In this article, we’ll explain what big data is, how it came to be, how technological advances have made it possible to utilize it, and how it’s changing the way we collect data. We’ll also discuss how today’s big data is just the beginning, and what the future holds for even bigger data.
For some time now, we have been hearing the unfamiliar word “big data” in various media. It’s only been a few years since the term became popular, but we’ve already gotten used to it. Even phrases like “marketing with big data” have become commonplace. But what is it about big data and data mining that has garnered so much attention? To answer this question, we need to understand the concept of big data and its background.
Big data literally means huge data sets. Any data that can be stored on a storage medium, from simple numbers to complex CCTV footage, can be collected and aggregated to form big data, regardless of its format. It’s interesting to note that there’s not much difference between traditional data and big data when it comes to the format of the data. However, if big data is just big data, then we should have seen this trend already in the late 1990s or early 2000s, when computer technology was rapidly advancing. So why did big data only become a buzzword in the 2010s? This is closely related to three important technological advances.

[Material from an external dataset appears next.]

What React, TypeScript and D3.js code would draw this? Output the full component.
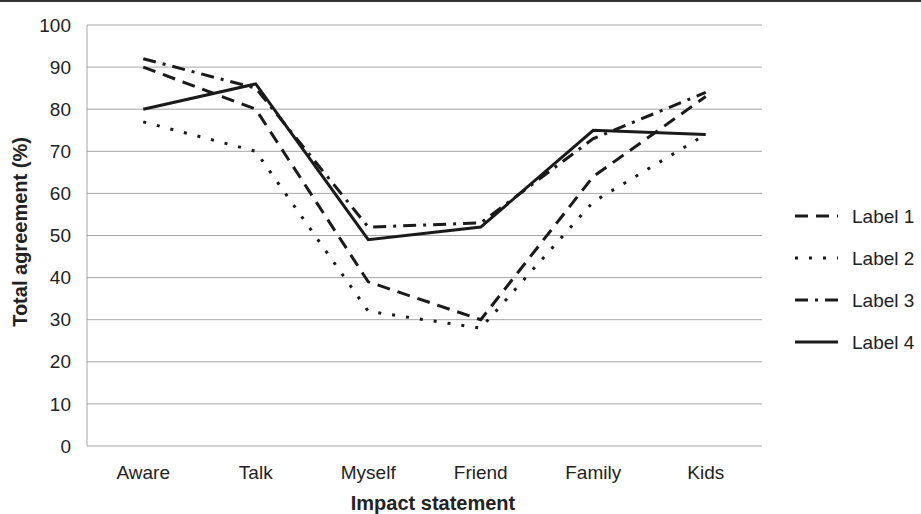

The first and foremost is a paradigm shift in CPU evolution. The central processing unit (CPU) is the brain of a computer that performs computational tasks, and in the past, it has seen such rapid advancements that Moore’s Law, which states that CPU performance doubles every 18 months, has become widely accepted. However, in 2004, CPU advancements hit what has been called the “4 GHz wall.” Up until then, CPU advancements were based on increasing the speed of a single computing unit by increasing the number of transistors (operational units) in a single core. However, as transistors became more densely packed, they became increasingly hot, and a new approach was needed. Instead of increasing the number of transistors in a core, CPU manufacturers developed multi-core CPUs by putting multiple cores into a single CPU, which allowed them to process data in parallel. This has made it possible to process massive amounts of data faster and more efficiently, which was previously difficult due to computational speed limitations.
Advances in storage media also played an important role in ushering in the era of big data. Storage media such as hard disks (HDDs) have dramatically increased the capacity and speed of data storage. Hard disks with capacities of 8TB or more are now commonplace, and the advent of high-speed storage media such as solid state drives (SSDs) has greatly improved the speed at which large amounts of data can be stored and processed. These technological advances have made it easier to handle large amounts of data that were previously difficult to utilize due to storage space limitations.
While these advances in CPUs and storage media have made big data possible, changes in the way data is collected have further expanded its scope. The rapid proliferation of smart devices and social media in the 2010s changed the paradigm of data collection. Smart devices that are directly or indirectly connected to the network collect data from users through various sensors such as cameras, global positioning systems (GPS), and near field communication (NFC), and upload this data to the network in real time. In addition, users of social networks such as Facebook and Twitter voluntarily share their personal information online, which also contributes to this vast amount of data. In the past, it was common for entities with a specific purpose to collect targeted data, but now it is indiscriminately collected from the constant flow of data generated by smart devices and social networks. As more and more things are connected to the Internet due to advances in network technology, the Internet of Things (IOT) is ushering in the era of data collection and expanding the scope of data collection.
The development of multi-core CPUs, advances in storage media, and the expanding scope of data collection have combined to create the concept of big data. Many companies and government agencies are now analyzing their big data and trying to find meaningful information in it. The media is constantly emphasizing the importance of big data. But the most important reason to think about big data is that we’re just getting started. In the future, multi-core CPUs will evolve to perform even faster computations simultaneously, and storage media will offer greater capacity and faster speeds. And as more and more things become networked, the amount of data collected will grow exponentially. Big data as we recognize it today may pale in comparison to the truly big data era of the future.